::: Data provided :::
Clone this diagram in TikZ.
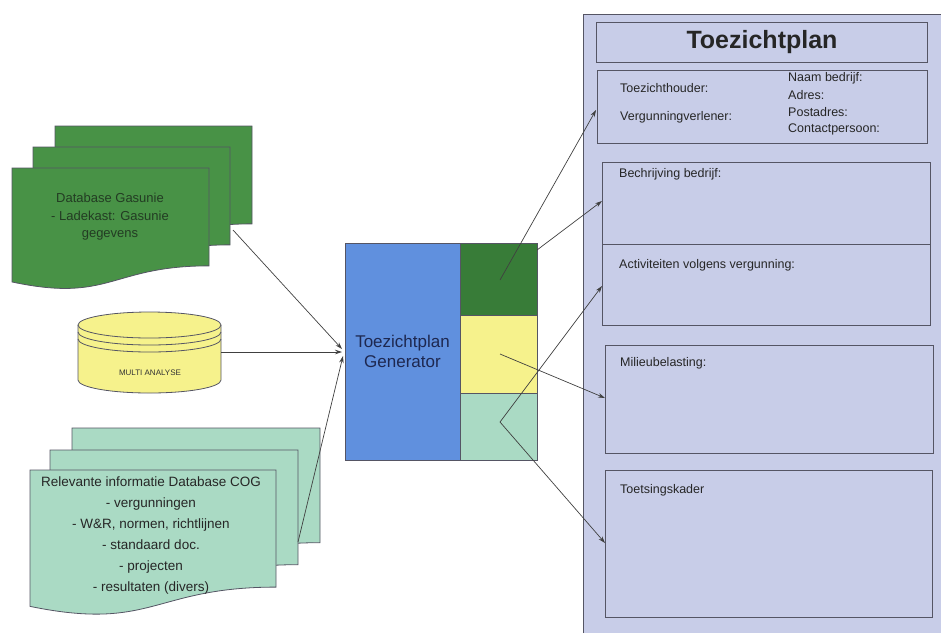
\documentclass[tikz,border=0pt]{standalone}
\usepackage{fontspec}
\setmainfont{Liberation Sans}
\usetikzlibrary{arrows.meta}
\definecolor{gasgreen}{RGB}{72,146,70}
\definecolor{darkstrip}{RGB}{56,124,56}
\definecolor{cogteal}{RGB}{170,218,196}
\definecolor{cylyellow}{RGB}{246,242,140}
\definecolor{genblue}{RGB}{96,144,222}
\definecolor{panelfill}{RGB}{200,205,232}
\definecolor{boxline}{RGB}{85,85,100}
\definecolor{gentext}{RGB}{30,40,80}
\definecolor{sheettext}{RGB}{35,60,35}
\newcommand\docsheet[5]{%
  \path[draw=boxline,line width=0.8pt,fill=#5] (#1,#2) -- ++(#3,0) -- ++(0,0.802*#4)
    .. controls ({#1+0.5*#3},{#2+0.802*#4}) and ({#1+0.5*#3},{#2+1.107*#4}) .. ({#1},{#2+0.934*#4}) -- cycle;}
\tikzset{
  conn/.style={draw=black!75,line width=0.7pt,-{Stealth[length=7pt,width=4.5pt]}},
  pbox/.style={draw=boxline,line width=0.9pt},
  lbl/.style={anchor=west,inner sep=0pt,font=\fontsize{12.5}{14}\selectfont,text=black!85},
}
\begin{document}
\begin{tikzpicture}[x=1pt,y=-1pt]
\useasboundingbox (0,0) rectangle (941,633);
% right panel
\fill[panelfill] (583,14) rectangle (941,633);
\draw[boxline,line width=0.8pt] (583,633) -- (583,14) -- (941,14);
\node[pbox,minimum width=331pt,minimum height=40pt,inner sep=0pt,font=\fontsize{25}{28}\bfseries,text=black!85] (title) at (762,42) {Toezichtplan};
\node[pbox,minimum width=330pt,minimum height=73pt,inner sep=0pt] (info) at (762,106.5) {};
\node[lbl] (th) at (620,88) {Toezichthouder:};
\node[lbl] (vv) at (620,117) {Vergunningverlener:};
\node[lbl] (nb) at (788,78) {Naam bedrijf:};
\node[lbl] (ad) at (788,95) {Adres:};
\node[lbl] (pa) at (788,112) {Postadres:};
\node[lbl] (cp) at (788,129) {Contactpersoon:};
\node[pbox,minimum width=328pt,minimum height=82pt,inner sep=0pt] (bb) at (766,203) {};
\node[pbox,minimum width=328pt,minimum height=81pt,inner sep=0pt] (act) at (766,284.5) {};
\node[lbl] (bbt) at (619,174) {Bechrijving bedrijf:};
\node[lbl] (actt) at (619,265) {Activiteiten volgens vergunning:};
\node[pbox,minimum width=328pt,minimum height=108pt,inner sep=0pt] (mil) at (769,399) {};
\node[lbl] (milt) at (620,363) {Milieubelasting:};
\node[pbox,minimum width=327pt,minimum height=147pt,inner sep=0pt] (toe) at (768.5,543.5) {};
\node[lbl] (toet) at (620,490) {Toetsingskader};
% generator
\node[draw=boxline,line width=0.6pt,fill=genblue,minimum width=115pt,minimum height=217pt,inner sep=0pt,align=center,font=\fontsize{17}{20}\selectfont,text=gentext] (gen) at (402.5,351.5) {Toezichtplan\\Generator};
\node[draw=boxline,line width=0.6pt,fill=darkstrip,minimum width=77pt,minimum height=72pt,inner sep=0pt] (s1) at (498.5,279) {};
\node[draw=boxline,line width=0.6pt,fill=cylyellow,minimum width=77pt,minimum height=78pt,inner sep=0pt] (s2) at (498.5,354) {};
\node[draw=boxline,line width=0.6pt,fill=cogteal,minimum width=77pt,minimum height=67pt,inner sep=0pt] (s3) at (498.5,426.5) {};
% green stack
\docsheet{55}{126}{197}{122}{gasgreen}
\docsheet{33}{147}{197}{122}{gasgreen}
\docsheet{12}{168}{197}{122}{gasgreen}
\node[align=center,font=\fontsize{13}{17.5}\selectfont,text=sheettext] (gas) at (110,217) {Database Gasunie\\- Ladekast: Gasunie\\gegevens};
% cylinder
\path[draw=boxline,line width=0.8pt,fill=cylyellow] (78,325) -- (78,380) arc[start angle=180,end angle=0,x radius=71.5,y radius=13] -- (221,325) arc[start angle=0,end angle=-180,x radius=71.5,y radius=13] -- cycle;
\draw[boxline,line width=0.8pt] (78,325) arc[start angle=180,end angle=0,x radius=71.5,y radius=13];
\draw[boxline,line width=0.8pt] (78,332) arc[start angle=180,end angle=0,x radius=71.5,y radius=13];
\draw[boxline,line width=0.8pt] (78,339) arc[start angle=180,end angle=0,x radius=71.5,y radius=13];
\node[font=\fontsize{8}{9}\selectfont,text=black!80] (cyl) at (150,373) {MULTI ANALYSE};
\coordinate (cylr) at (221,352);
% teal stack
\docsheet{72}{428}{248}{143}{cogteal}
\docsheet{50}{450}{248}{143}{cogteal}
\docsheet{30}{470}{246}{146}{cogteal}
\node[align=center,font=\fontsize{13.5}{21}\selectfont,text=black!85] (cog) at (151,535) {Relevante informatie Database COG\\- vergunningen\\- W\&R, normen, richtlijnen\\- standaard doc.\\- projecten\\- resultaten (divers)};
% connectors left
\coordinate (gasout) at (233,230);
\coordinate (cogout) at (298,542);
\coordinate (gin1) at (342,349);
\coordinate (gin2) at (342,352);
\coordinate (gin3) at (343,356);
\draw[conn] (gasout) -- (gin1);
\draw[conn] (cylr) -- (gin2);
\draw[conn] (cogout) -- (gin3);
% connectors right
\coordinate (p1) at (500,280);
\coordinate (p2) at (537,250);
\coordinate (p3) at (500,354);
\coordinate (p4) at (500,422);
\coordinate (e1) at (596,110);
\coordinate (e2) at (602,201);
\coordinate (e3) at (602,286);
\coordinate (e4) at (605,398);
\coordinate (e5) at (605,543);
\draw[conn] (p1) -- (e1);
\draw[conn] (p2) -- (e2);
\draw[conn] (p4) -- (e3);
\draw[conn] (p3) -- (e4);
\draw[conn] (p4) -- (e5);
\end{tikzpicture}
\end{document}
:::
From start to finish, output the listing exactly, but omit its pictures.

**Written response**
Clone this diagram in TikZ.
\documentclass[tikz,border=0pt]{standalone}
\usepackage{fontspec}
\setmainfont{Liberation Sans}
\usetikzlibrary{arrows.meta}
\definecolor{gasgreen}{RGB}{72,146,70}
\definecolor{darkstrip}{RGB}{56,124,56}
\definecolor{cogteal}{RGB}{170,218,196}
\definecolor{cylyellow}{RGB}{246,242,140}
\definecolor{genblue}{RGB}{96,144,222}
\definecolor{panelfill}{RGB}{200,205,232}
\definecolor{boxline}{RGB}{85,85,100}
\definecolor{gentext}{RGB}{30,40,80}
\definecolor{sheettext}{RGB}{35,60,35}
\newcommand\docsheet[5]{%
  \path[draw=boxline,line width=0.8pt,fill=#5] (#1,#2) -- ++(#3,0) -- ++(0,0.802*#4)
    .. controls ({#1+0.5*#3},{#2+0.802*#4}) and ({#1+0.5*#3},{#2+1.107*#4}) .. ({#1},{#2+0.934*#4}) -- cycle;}
\tikzset{
  conn/.style={draw=black!75,line width=0.7pt,-{Stealth[length=7pt,width=4.5pt]}},
  pbox/.style={draw=boxline,line width=0.9pt},
  lbl/.style={anchor=west,inner sep=0pt,font=\fontsize{12.5}{14}\selectfont,text=black!85},
}
\begin{document}
\begin{tikzpicture}[x=1pt,y=-1pt]
\useasboundingbox (0,0) rectangle (941,633);
% right panel
\fill[panelfill] (583,14) rectangle (941,633);
\draw[boxline,line width=0.8pt] (583,633) -- (583,14) -- (941,14);
\node[pbox,minimum width=331pt,minimum height=40pt,inner sep=0pt,font=\fontsize{25}{28}\bfseries,text=black!85] (title) at (762,42) {Toezichtplan};
\node[pbox,minimum width=330pt,minimum height=73pt,inner sep=0pt] (info) at (762,106.5) {};
\node[lbl] (th) at (620,88) {Toezichthouder:};
\node[lbl] (vv) at (620,117) {Vergunningverlener:};
\node[lbl] (nb) at (788,78) {Naam bedrijf:};
\node[lbl] (ad) at (788,95) {Adres:};
\node[lbl] (pa) at (788,112) {Postadres:};
\node[lbl] (cp) at (788,129) {Contactpersoon:};
\node[pbox,minimum width=328pt,minimum height=82pt,inner sep=0pt] (bb) at (766,203) {};
\node[pbox,minimum width=328pt,minimum height=81pt,inner sep=0pt] (act) at (766,284.5) {};
\node[lbl] (bbt) at (619,174) {Bechrijving bedrijf:};
\node[lbl] (actt) at (619,265) {Activiteiten volgens vergunning:};
\node[pbox,minimum width=328pt,minimum height=108pt,inner sep=0pt] (mil) at (769,399) {};
\node[lbl] (milt) at (620,363) {Milieubelasting:};
\node[pbox,minimum width=327pt,minimum height=147pt,inner sep=0pt] (toe) at (768.5,543.5) {};
\node[lbl] (toet) at (620,490) {Toetsingskader};
% generator
\node[draw=boxline,line width=0.6pt,fill=genblue,minimum width=115pt,minimum height=217pt,inner sep=0pt,align=center,font=\fontsize{17}{20}\selectfont,text=gentext] (gen) at (402.5,351.5) {Toezichtplan\\Generator};
\node[draw=boxline,line width=0.6pt,fill=darkstrip,minimum width=77pt,minimum height=72pt,inner sep=0pt] (s1) at (498.5,279) {};
\node[draw=boxline,line width=0.6pt,fill=cylyellow,minimum width=77pt,minimum height=78pt,inner sep=0pt] (s2) at (498.5,354) {};
\node[draw=boxline,line width=0.6pt,fill=cogteal,minimum width=77pt,minimum height=67pt,inner sep=0pt] (s3) at (498.5,426.5) {};
% green stack
\docsheet{55}{126}{197}{122}{gasgreen}
\docsheet{33}{147}{197}{122}{gasgreen}
\docsheet{12}{168}{197}{122}{gasgreen}
\node[align=center,font=\fontsize{13}{17.5}\selectfont,text=sheettext] (gas) at (110,217) {Database Gasunie\\- Ladekast: Gasunie\\gegevens};
% cylinder
\path[draw=boxline,line width=0.8pt,fill=cylyellow] (78,325) -- (78,380) arc[start angle=180,end angle=0,x radius=71.5,y radius=13] -- (221,325) arc[start angle=0,end angle=-180,x radius=71.5,y radius=13] -- cycle;
\draw[boxline,line width=0.8pt] (78,325) arc[start angle=180,end angle=0,x radius=71.5,y radius=13];
\draw[boxline,line width=0.8pt] (78,332) arc[start angle=180,end angle=0,x radius=71.5,y radius=13];
\draw[boxline,line width=0.8pt] (78,339) arc[start angle=180,end angle=0,x radius=71.5,y radius=13];
\node[font=\fontsize{8}{9}\selectfont,text=black!80] (cyl) at (150,373) {MULTI ANALYSE};
\coordinate (cylr) at (221,352);
% teal stack
\docsheet{72}{428}{248}{143}{cogteal}
\docsheet{50}{450}{248}{143}{cogteal}
\docsheet{30}{470}{246}{146}{cogteal}
\node[align=center,font=\fontsize{13.5}{21}\selectfont,text=black!85] (cog) at (151,535) {Relevante informatie Database COG\\- vergunningen\\- W\&R, normen, richtlijnen\\- standaard doc.\\- projecten\\- resultaten (divers)};
% connectors left
\coordinate (gasout) at (233,230);
\coordinate (cogout) at (298,542);
\coordinate (gin1) at (342,349);
\coordinate (gin2) at (342,352);
\coordinate (gin3) at (343,356);
\draw[conn] (gasout) -- (gin1);
\draw[conn] (cylr) -- (gin2);
\draw[conn] (cogout) -- (gin3);
% connectors right
\coordinate (p1) at (500,280);
\coordinate (p2) at (537,250);
\coordinate (p3) at (500,354);
\coordinate (p4) at (500,422);
\coordinate (e1) at (596,110);
\coordinate (e2) at (602,201);
\coordinate (e3) at (602,286);
\coordinate (e4) at (605,398);
\coordinate (e5) at (605,543);
\draw[conn] (p1) -- (e1);
\draw[conn] (p2) -- (e2);
\draw[conn] (p4) -- (e3);
\draw[conn] (p3) -- (e4);
\draw[conn] (p4) -- (e5);
\end{tikzpicture}
\end{document}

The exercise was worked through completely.